Oh, and I tried some of the supposed "auto-direction sensing" voltage translator chips on a project last year, and they were crap. lol
They didn't work at all, even for a simple low-speed connection between 3V3 and a 5V joypad.
If I were to re-use the same '245 chip you used here, I would also want to rename the signals on each side, so I knew which ones were Inputs and which were the Outputs. (assuming the DIR pin is tied high again).
(you should still be able to use that chip, just with the pin pairs swapped for the incorrect JTAG signal directions.)
And although it's probably a bit overkill, I try to add some low-value series resistors to some user-accesible headers now, as it can help with cleaning up rough signal edges, but also help limit the current if somebody accidentally shorts an IO pin to a power rail.
I tend to go for say 22R or 33R for that, but it depends on the signal freq etc.
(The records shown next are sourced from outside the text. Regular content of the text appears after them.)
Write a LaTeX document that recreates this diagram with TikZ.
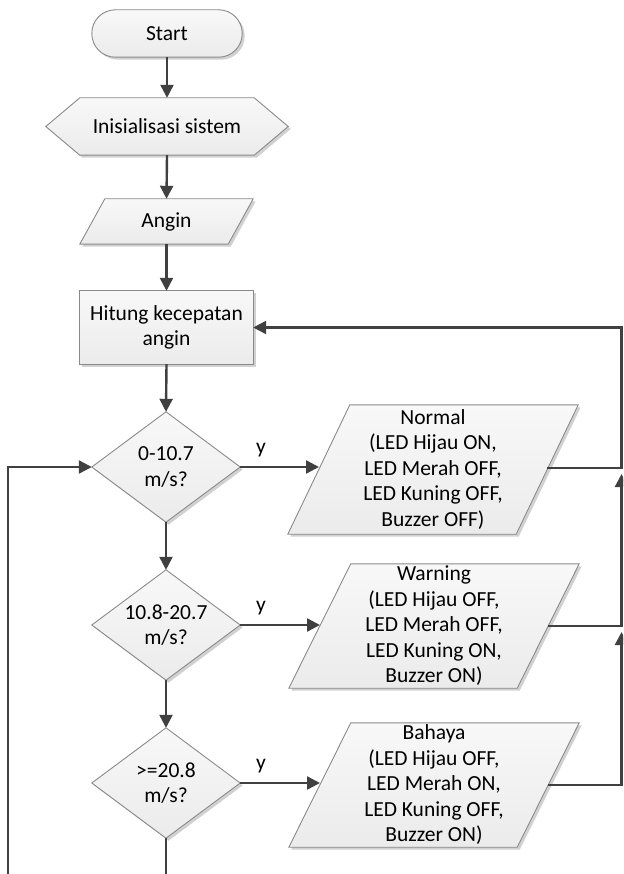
\documentclass[tikz,border=0pt]{standalone}
\usepackage{fontspec}
\setmainfont{Carlito}
\usetikzlibrary{arrows.meta,shadows,calc}
\definecolor{lineC}{HTML}{404040}
\definecolor{edgeC}{HTML}{8A8A8A}
\definecolor{fillTop}{HTML}{F8F8F8}
\definecolor{fillBot}{HTML}{EBEBEB}
\pgfdeclarelayer{bg}
\pgfsetlayers{bg,main}
\begin{document}
\begin{tikzpicture}[x=1pt,y=-1pt,
  shapeline/.style={draw=edgeC, line width=0.9pt, top color=fillTop, bottom color=fillBot,
    drop shadow={shadow xshift=2.5pt, shadow yshift=-2.5pt, opacity=0.18, fill=black}},
  txt/.style={inner sep=0pt, align=center, font=\fontsize{21.5}{25.5}\selectfont, text=black},
  flow/.style={draw=lineC, line width=2.4pt, -{Triangle[length=13pt,width=13pt]}},
  lbl/.style={inner sep=0pt, font=\fontsize{21.5}{25.5}\selectfont, text=black}
]
\useasboundingbox (0,0) rectangle (623,874);
\clip (0,0) rectangle (623,874);

% nodes (text + anchors)
\node[txt, minimum width=150pt, minimum height=47pt] (start) at (167,33.5) {Start};
\node[txt, minimum width=242pt, minimum height=57pt] (init) at (167,126.5) {Inisialisasi sistem};
\node[txt, minimum width=173pt, minimum height=45pt] (angin) at (166.5,221.5) {Angin};
\node[txt, minimum width=173pt, minimum height=73pt] (hitung) at (166.5,327.5) {Hitung kecepatan\\angin};
\node[txt, minimum width=148pt, minimum height=110pt] (d1) at (166,467) {0-10.7\\m/s?};
\node[txt, minimum width=148pt, minimum height=110pt] (d2) at (166,625) {10.8-20.7\\m/s?};
\node[txt, minimum width=148pt, minimum height=110pt] (d3) at (166,783) {>=20.8\\m/s?};
\node[txt, minimum width=290pt, minimum height=129pt] (normal) at (433,469.5)
  {Normal\\(LED Hijau ON,\\LED Merah OFF,\\LED Kuning OFF,\\Buzzer OFF)};
\node[txt, minimum width=290pt, minimum height=124pt] (warning) at (434,626)
  {Warning\\(LED Hijau OFF,\\LED Merah OFF,\\LED Kuning ON,\\Buzzer ON)};
\node[txt, minimum width=290pt, minimum height=124pt] (bahaya) at (434,785)
  {Bahaya\\(LED Hijau OFF,\\LED Merah ON,\\LED Kuning OFF,\\Buzzer ON)};

\node[lbl] (y1) at (261,450) {y};
\node[lbl] (y2) at (261,608) {y};
\node[lbl] (y3) at (261,766) {y};

% shapes
\begin{pgfonlayer}{bg}
\draw[shapeline, rounded corners=23.5pt] (start.north west) rectangle (start.south east);
\draw[shapeline] (init.west) -- ($(init.north west)+(34,0)$) -- ($(init.north east)+(-34,0)$)
  -- (init.east) -- ($(init.south east)+(-34,0)$) -- ($(init.south west)+(34,0)$) -- cycle;
\draw[shapeline] (angin.south west) -- ($(angin.north west)+(25,0)$) -- (angin.north east)
  -- ($(angin.south east)+(-25,0)$) -- cycle;
\draw[shapeline] (hitung.north west) rectangle (hitung.south east);
\foreach \d in {d1,d2,d3}{
  \draw[shapeline] (\d.north) -- (\d.east) -- (\d.south) -- (\d.west) -- cycle;
}
\foreach \p in {normal,warning,bahaya}{
  \draw[shapeline] (\p.south west) -- ($(\p.north west)+(62,0)$) -- (\p.north east)
    -- ($(\p.south east)+(-62,0)$) -- cycle;
}
\end{pgfonlayer}

% connector points
\coordinate (normal-in) at (319,467);
\coordinate (normal-out) at ($(normal.east)+(-31,-1.5)$);
\coordinate (warning-in) at (320,625);
\coordinate (warning-out) at ($(warning.east)+(-31,0)$);
\coordinate (bahaya-in) at (320,783);
\coordinate (bahaya-out) at ($(bahaya.east)+(-31,0)$);
\coordinate (loopL) at (8,900);
\coordinate (railtop) at (621.5,327.5);
\coordinate (j1) at (621.5,474);
\coordinate (j2) at (621.5,632);

% connectors
\draw[flow] (start.south) -- (init.north);
\draw[flow] (init.south) -- (angin.north);
\draw[flow] (angin.south) -- (hitung.north);
\draw[flow] (hitung.south) -- (d1.north);
\draw[flow] (d1.south) -- (d2.north);
\draw[flow] (d2.south) -- (d3.north);
\draw[flow] (d3.south) |- (loopL) |- (d1.west);
\draw[flow] (d1.east) -- (normal-in);
\draw[flow] (d2.east) -- (warning-in);
\draw[flow] (d3.east) -- (bahaya-in);
\draw[flow] (normal-out) -| (railtop) -- (hitung.east);
\draw[flow] (warning-out) -| (j1);
\draw[flow] (bahaya-out) -| (j2);
\end{tikzpicture}
\end{document}
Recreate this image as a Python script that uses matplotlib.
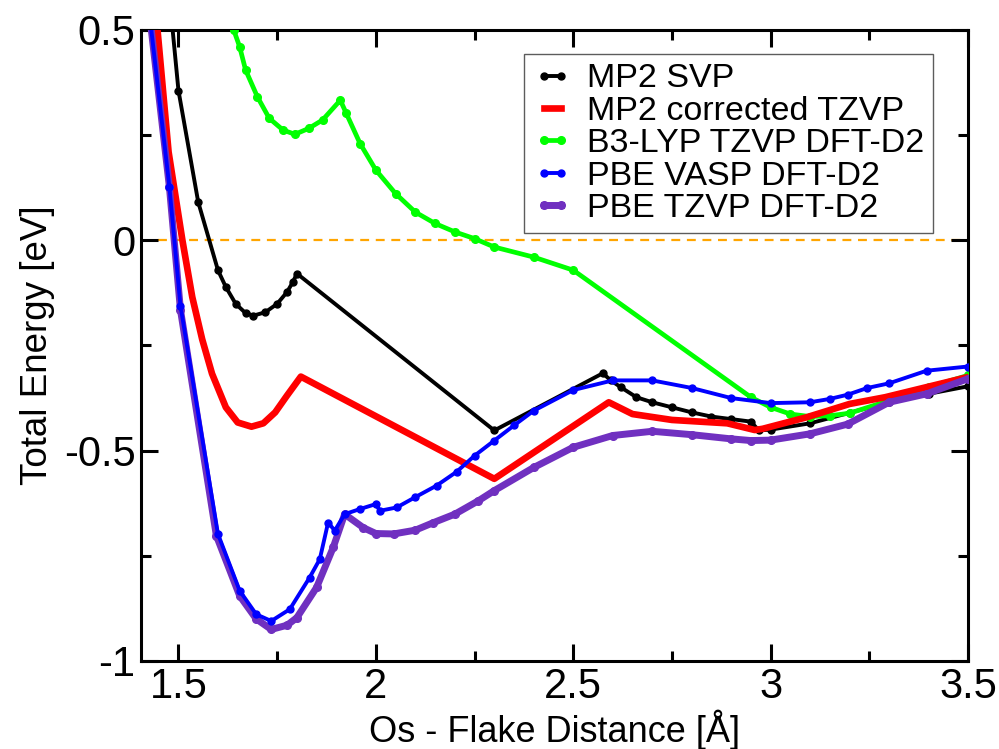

The QS3861Q seems very interesting, certainly cheaper than the other options and plenty of channels to go around. However currently not in stock and guaranteed logic high starts at 2.0V so it's not good if you plan to go below 2V IO. I am also worried about bi-directional transceivers as many people have had troubles with them, even TI recommends going with simple directional transceivers if possible.

Thanks! Hopefully I'll have a new version on my workbench in a few weeks. 👍

Looking at that as someone else also pointed it out but I'm worried the bi-directional functionality is unreliable as some people are reporting. Even TI recommend going with a directional transceiver as a primary option.